No alerts. No red flags. Just a quiet leak of code–a hardcoded key buried deep in a repository, sitting there for months. One commit later, it was live in production. Then the scanning scripts ran, but by then it was already running in memory, already exploitable. That’s the truth about secrets-in-code: once deployed, detection is too late.
Secrets scanning at commit is necessary, but it’s not enough. Static scans work well before releases, but attackers aren’t waiting for your scheduled pipeline checks. Keys, tokens, passwords, and credentials hide in commits, config files, and environment variables in ways most developers never notice. Worse, production deployments sometimes pull in old code paths where a secret once existed but was never fully removed.

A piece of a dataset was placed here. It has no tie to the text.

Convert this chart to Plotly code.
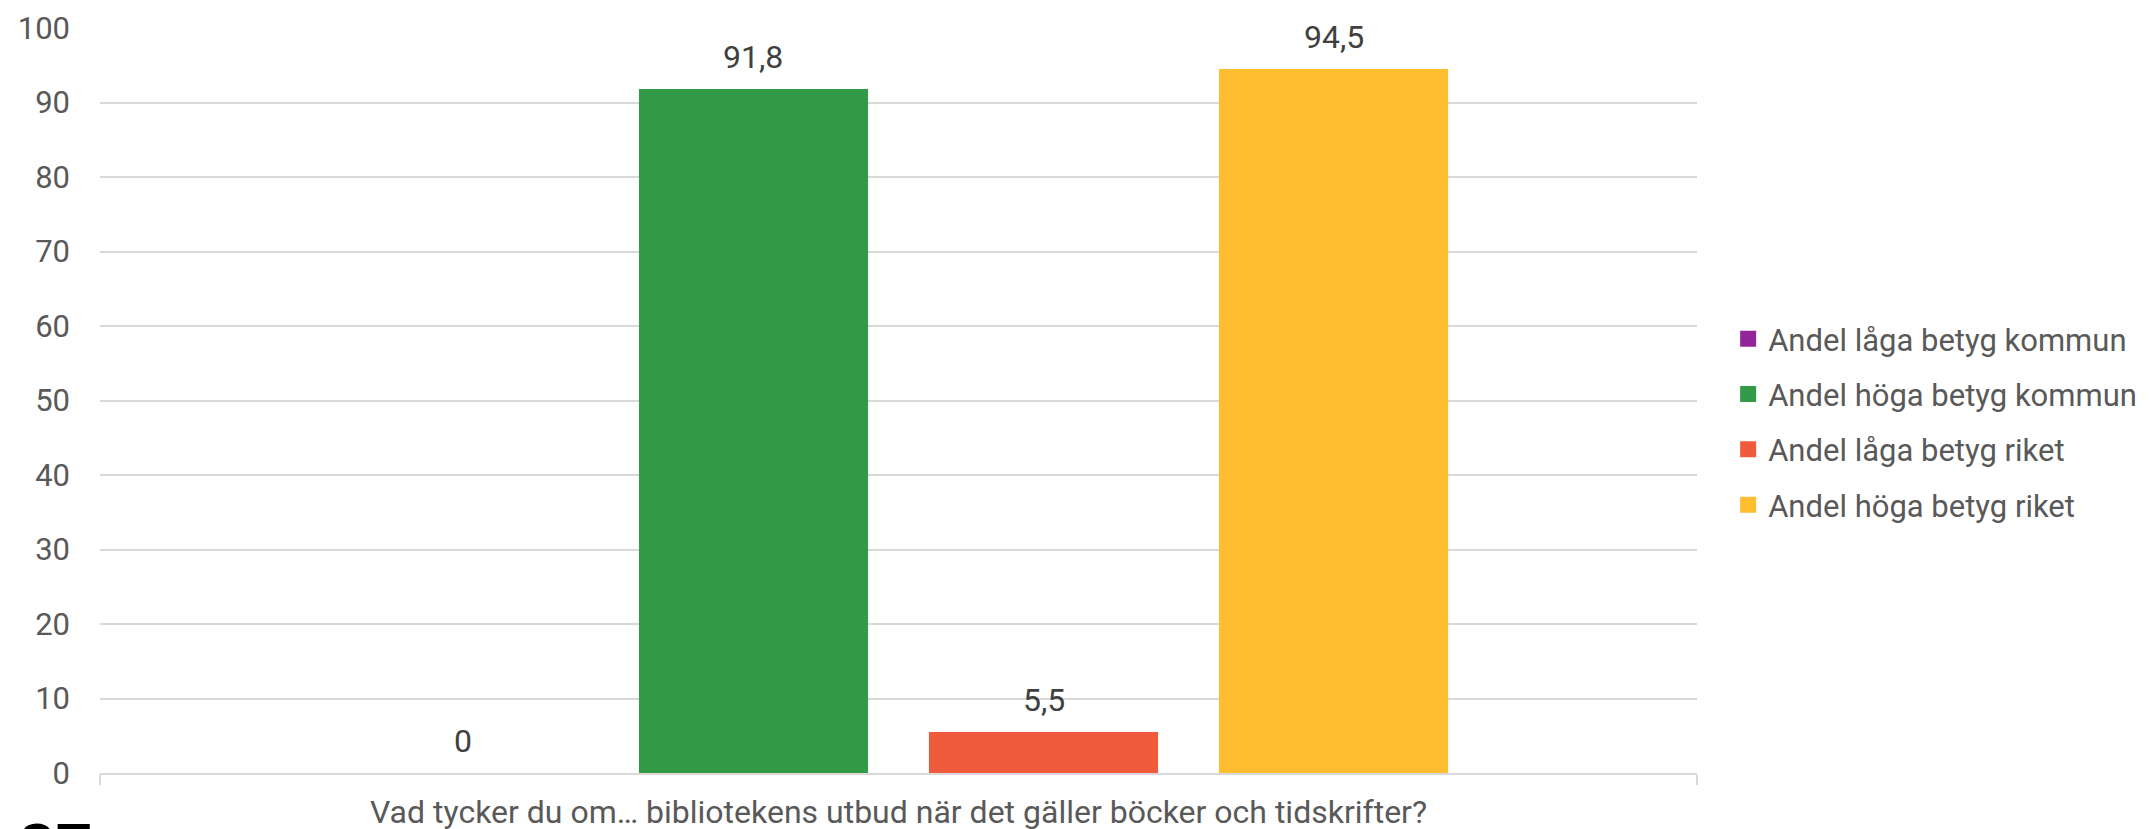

Runtime Application Self-Protection (RASP) changes the game for secrets-in-code scanning. Instead of checking code when it’s static, RASP monitors and enforces inside the live environment. It catches secrets being accessed in real-time, even if they slipped through earlier audits. That means if an API token is pulled from storage, exported to logs, or sent to an unauthorized endpoint, you know instantly.
Most secret leaks happen without noisy failures. There is often no crash, no break in service, nothing to trigger an incident. That’s why RASP scanning for secrets is essential: it closes the gap between prevention and detection. It sees what actually runs, not just what’s in version control.